(Records with drawing code)
****************

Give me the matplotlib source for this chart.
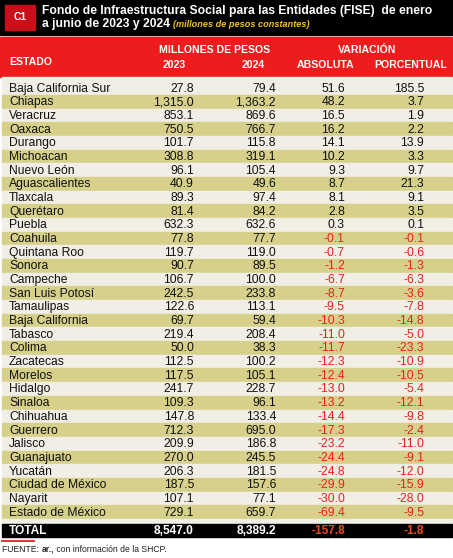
import matplotlib.pyplot as plt
from matplotlib.patches import Rectangle

plt.rcParams['font.family'] = ['Liberation Sans', 'DejaVu Sans']

estados = ['Baja California Sur', 'Chiapas', 'Veracruz', 'Oaxaca', 'Durango',
           'Michoacan', 'Nuevo León', 'Aguascalientes', 'Tlaxcala', 'Querétaro',
           'Puebla', 'Coahuila', 'Quintana Roo', 'Sonora', 'Campeche',
           'San Luis Potosí', 'Tamaulipas', 'Baja California', 'Tabasco', 'Colima',
           'Zacatecas', 'Morelos', 'Hidalgo', 'Sinaloa', 'Chihuahua', 'Guerrero',
           'Jalisco', 'Guanajuato', 'Yucatán', 'Ciudad de México', 'Nayarit',
           'Estado de México']
v2023 = [27.8, 1315.0, 853.1, 750.5, 101.7, 308.8, 96.1, 40.9, 89.3, 81.4,
         632.3, 77.8, 119.7, 90.7, 106.7, 242.5, 122.6, 69.7, 219.4, 50.0,
         112.5, 117.5, 241.7, 109.3, 147.8, 712.3, 209.9, 270.0, 206.3, 187.5,
         107.1, 729.1]
v2024 = [79.4, 1363.2, 869.6, 766.7, 115.8, 319.1, 105.4, 49.6, 97.4, 84.2,
         632.6, 77.7, 119.0, 89.5, 100.0, 233.8, 113.1, 59.4, 208.4, 38.3,
         100.2, 105.1, 228.7, 96.1, 133.4, 695.0, 186.8, 245.5, 181.5, 157.6,
         77.1, 659.7]
absoluta = [51.6, 48.2, 16.5, 16.2, 14.1, 10.2, 9.3, 8.7, 8.1, 2.8,
            0.3, -0.1, -0.7, -1.2, -6.7, -8.7, -9.5, -10.3, -11.0, -11.7,
            -12.3, -12.4, -13.0, -13.2, -14.4, -17.3, -23.2, -24.4, -24.8, -29.9,
            -30.0, -69.4]
porcentual = [185.5, 3.7, 1.9, 2.2, 13.9, 3.3, 9.7, 21.3, 9.1, 3.5,
              0.1, -0.1, -0.6, -1.3, -6.3, -3.6, -7.8, -14.8, -5.0, -23.3,
              -10.9, -10.5, -5.4, -12.1, -9.8, -2.4, -11.0, -9.1, -12.0, -15.9,
              -28.0, -9.5]
total = [8547.0, 8389.2, -157.8, -1.8]

RED = '#EE1C1C'
DARKRED = '#C8101A'
OLIVE = '#D7D08A'
LIGHT = '#F1EEE6'
NEG = '#E8211E'

W, H = 453, 558
fig = plt.figure(figsize=(W / 100, H / 100), dpi=100)
ax = fig.add_axes([0, 0, 1, 1])
ax.set_xlim(0, W)
ax.set_ylim(H, 0)
ax.axis('off')
rend = fig.canvas.get_renderer()

# title block
ax.add_patch(Rectangle((0, 0), 452, 35, color='black'))
ax.add_patch(Rectangle((5, 5), 30, 25, color=DARKRED))
ax.text(20, 17.5, 'C1', color='white', fontsize=7.5, fontweight='bold',
        ha='center', va='center')
t1 = ax.text(42, 11, 'Fondo de Infraestructura Social para las Entidades (FISE)  de enero',
             color='white', fontsize=9.6, fontweight='bold', va='center')
# shrink the title so it ends where the reference line ends
w = t1.get_window_extent(rend).width
fs = 9.6 * 390 / w
t1.set_fontsize(fs)
t = ax.text(42, 24, 'a junio de 2023 y 2024 ', color='white', fontsize=fs,
            fontweight='bold', va='center')
ax.annotate('(millones de pesos constantes)', xycoords=t, xy=(1, 0.45),
            va='center', color='#F2C21B', fontsize=6.6, fontweight='bold',
            style='italic')

# header
ax.add_patch(Rectangle((0, 37), 452, 40, color=RED))
hk = dict(color='white', fontsize=7.6, fontweight='bold', va='center')
ax.text(9, 62, 'ESTADO', ha='left', **hk)
ax.text(215, 50, 'MILLONES DE PESOS', ha='center', **hk)
ax.text(174, 65, '2023', ha='center', **hk)
ax.text(253, 65, '2024', ha='center', **hk)
ax.text(367, 50, 'VARIACIÓN', ha='center', **hk)
ax.text(326, 65, 'ABSOLUTA', ha='center', **hk)
ax.text(411, 65, 'PORCENTUAL', ha='center', **hk)

# rows
y0, rh = 81.2, 13.68
cols = [194, 276, 345, 424]
ax.add_patch(Rectangle((2, 77), 450, y0 - 77, color=LIGHT))
for i, name in enumerate(estados):
    top = y0 + i * rh
    ax.add_patch(Rectangle((2, top), 450, rh, color=OLIVE if i % 2 else LIGHT))
    yc = top + rh / 2 + 0.5
    ax.text(9, yc, name, fontsize=8.7, va='center', color='#111111')
    vals = [v2023[i], v2024[i], absoluta[i], porcentual[i]]
    for j, v in enumerate(vals):
        c = NEG if v < 0 else '#111111'
        ax.text(cols[j], yc, f'{v:,.1f}', fontsize=8.7, va='center', ha='right', color=c)
ax.add_patch(Rectangle((2, y0 + len(estados) * rh), 450, 4, color=LIGHT))

# total row
ax.add_patch(Rectangle((2, 524), 450, 13, color='black'))
ax.text(9, 531, 'TOTAL', fontsize=8.6, fontweight='bold', color='white', va='center')
for j, v in enumerate(total):
    c = '#EE4A1E' if v < 0 else 'white'
    ax.text(cols[j], 531, f'{v:,.1f}', fontsize=8.6, fontweight='bold', va='center',
            ha='right', color=c)

ax.plot([2, 34], [540.5, 540.5], color=RED, lw=1.3)
f = ax.text(2, 549, 'FUENTE: ', fontsize=6.2, color='#222222', va='center')
f2 = ax.annotate('ar.,', xycoords=f, xy=(1, 0.5), va='center', fontsize=6.2,
                 fontweight='bold', color='#222222')
ax.annotate(' con información de la SHCP.', xycoords=f2, xy=(1, 0.5), va='center',
            fontsize=6.2, color='#222222')

fig.savefig('out.png', dpi=100)
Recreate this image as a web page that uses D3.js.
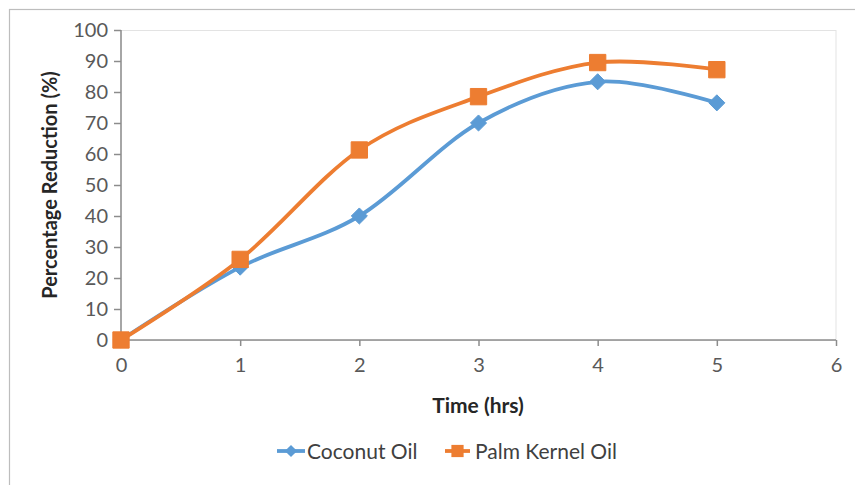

****************

Aim of the task
Return each line exactly as written. Any picture gets left out.

Written response
Give me the matplotlib source for this chart.
import matplotlib.pyplot as plt
from matplotlib.patches import Rectangle

plt.rcParams['font.family'] = ['Liberation Sans', 'DejaVu Sans']

estados = ['Baja California Sur', 'Chiapas', 'Veracruz', 'Oaxaca', 'Durango',
           'Michoacan', 'Nuevo León', 'Aguascalientes', 'Tlaxcala', 'Querétaro',
           'Puebla', 'Coahuila', 'Quintana Roo', 'Sonora', 'Campeche',
           'San Luis Potosí', 'Tamaulipas', 'Baja California', 'Tabasco', 'Colima',
           'Zacatecas', 'Morelos', 'Hidalgo', 'Sinaloa', 'Chihuahua', 'Guerrero',
           'Jalisco', 'Guanajuato', 'Yucatán', 'Ciudad de México', 'Nayarit',
           'Estado de México']
v2023 = [27.8, 1315.0, 853.1, 750.5, 101.7, 308.8, 96.1, 40.9, 89.3, 81.4,
         632.3, 77.8, 119.7, 90.7, 106.7, 242.5, 122.6, 69.7, 219.4, 50.0,
         112.5, 117.5, 241.7, 109.3, 147.8, 712.3, 209.9, 270.0, 206.3, 187.5,
         107.1, 729.1]
v2024 = [79.4, 1363.2, 869.6, 766.7, 115.8, 319.1, 105.4, 49.6, 97.4, 84.2,
         632.6, 77.7, 119.0, 89.5, 100.0, 233.8, 113.1, 59.4, 208.4, 38.3,
         100.2, 105.1, 228.7, 96.1, 133.4, 695.0, 186.8, 245.5, 181.5, 157.6,
         77.1, 659.7]
absoluta = [51.6, 48.2, 16.5, 16.2, 14.1, 10.2, 9.3, 8.7, 8.1, 2.8,
            0.3, -0.1, -0.7, -1.2, -6.7, -8.7, -9.5, -10.3, -11.0, -11.7,
            -12.3, -12.4, -13.0, -13.2, -14.4, -17.3, -23.2, -24.4, -24.8, -29.9,
            -30.0, -69.4]
porcentual = [185.5, 3.7, 1.9, 2.2, 13.9, 3.3, 9.7, 21.3, 9.1, 3.5,
              0.1, -0.1, -0.6, -1.3, -6.3, -3.6, -7.8, -14.8, -5.0, -23.3,
              -10.9, -10.5, -5.4, -12.1, -9.8, -2.4, -11.0, -9.1, -12.0, -15.9,
              -28.0, -9.5]
total = [8547.0, 8389.2, -157.8, -1.8]

RED = '#EE1C1C'
DARKRED = '#C8101A'
OLIVE = '#D7D08A'
LIGHT = '#F1EEE6'
NEG = '#E8211E'

W, H = 453, 558
fig = plt.figure(figsize=(W / 100, H / 100), dpi=100)
ax = fig.add_axes([0, 0, 1, 1])
ax.set_xlim(0, W)
ax.set_ylim(H, 0)
ax.axis('off')
rend = fig.canvas.get_renderer()

# title block
ax.add_patch(Rectangle((0, 0), 452, 35, color='black'))
ax.add_patch(Rectangle((5, 5), 30, 25, color=DARKRED))
ax.text(20, 17.5, 'C1', color='white', fontsize=7.5, fontweight='bold',
        ha='center', va='center')
t1 = ax.text(42, 11, 'Fondo de Infraestructura Social para las Entidades (FISE)  de enero',
             color='white', fontsize=9.6, fontweight='bold', va='center')
# shrink the title so it ends where the reference line ends
w = t1.get_window_extent(rend).width
fs = 9.6 * 390 / w
t1.set_fontsize(fs)
t = ax.text(42, 24, 'a junio de 2023 y 2024 ', color='white', fontsize=fs,
            fontweight='bold', va='center')
ax.annotate('(millones de pesos constantes)', xycoords=t, xy=(1, 0.45),
            va='center', color='#F2C21B', fontsize=6.6, fontweight='bold',
            style='italic')

# header
ax.add_patch(Rectangle((0, 37), 452, 40, color=RED))
hk = dict(color='white', fontsize=7.6, fontweight='bold', va='center')
ax.text(9, 62, 'ESTADO', ha='left', **hk)
ax.text(215, 50, 'MILLONES DE PESOS', ha='center', **hk)
ax.text(174, 65, '2023', ha='center', **hk)
ax.text(253, 65, '2024', ha='center', **hk)
ax.text(367, 50, 'VARIACIÓN', ha='center', **hk)
ax.text(326, 65, 'ABSOLUTA', ha='center', **hk)
ax.text(411, 65, 'PORCENTUAL', ha='center', **hk)

# rows
y0, rh = 81.2, 13.68
cols = [194, 276, 345, 424]
ax.add_patch(Rectangle((2, 77), 450, y0 - 77, color=LIGHT))
for i, name in enumerate(estados):
    top = y0 + i * rh
    ax.add_patch(Rectangle((2, top), 450, rh, color=OLIVE if i % 2 else LIGHT))
    yc = top + rh / 2 + 0.5
    ax.text(9, yc, name, fontsize=8.7, va='center', color='#111111')
    vals = [v2023[i], v2024[i], absoluta[i], porcentual[i]]
    for j, v in enumerate(vals):
        c = NEG if v < 0 else '#111111'
        ax.text(cols[j], yc, f'{v:,.1f}', fontsize=8.7, va='center', ha='right', color=c)
ax.add_patch(Rectangle((2, y0 + len(estados) * rh), 450, 4, color=LIGHT))

# total row
ax.add_patch(Rectangle((2, 524), 450, 13, color='black'))
ax.text(9, 531, 'TOTAL', fontsize=8.6, fontweight='bold', color='white', va='center')
for j, v in enumerate(total):
    c = '#EE4A1E' if v < 0 else 'white'
    ax.text(cols[j], 531, f'{v:,.1f}', fontsize=8.6, fontweight='bold', va='center',
            ha='right', color=c)

ax.plot([2, 34], [540.5, 540.5], color=RED, lw=1.3)
f = ax.text(2, 549, 'FUENTE: ', fontsize=6.2, color='#222222', va='center')
f2 = ax.annotate('ar.,', xycoords=f, xy=(1, 0.5), va='center', fontsize=6.2,
                 fontweight='bold', color='#222222')
ax.annotate(' con información de la SHCP.', xycoords=f2, xy=(1, 0.5), va='center',
            fontsize=6.2, color='#222222')

fig.savefig('out.png', dpi=100)
Recreate this image as a web page that uses D3.js.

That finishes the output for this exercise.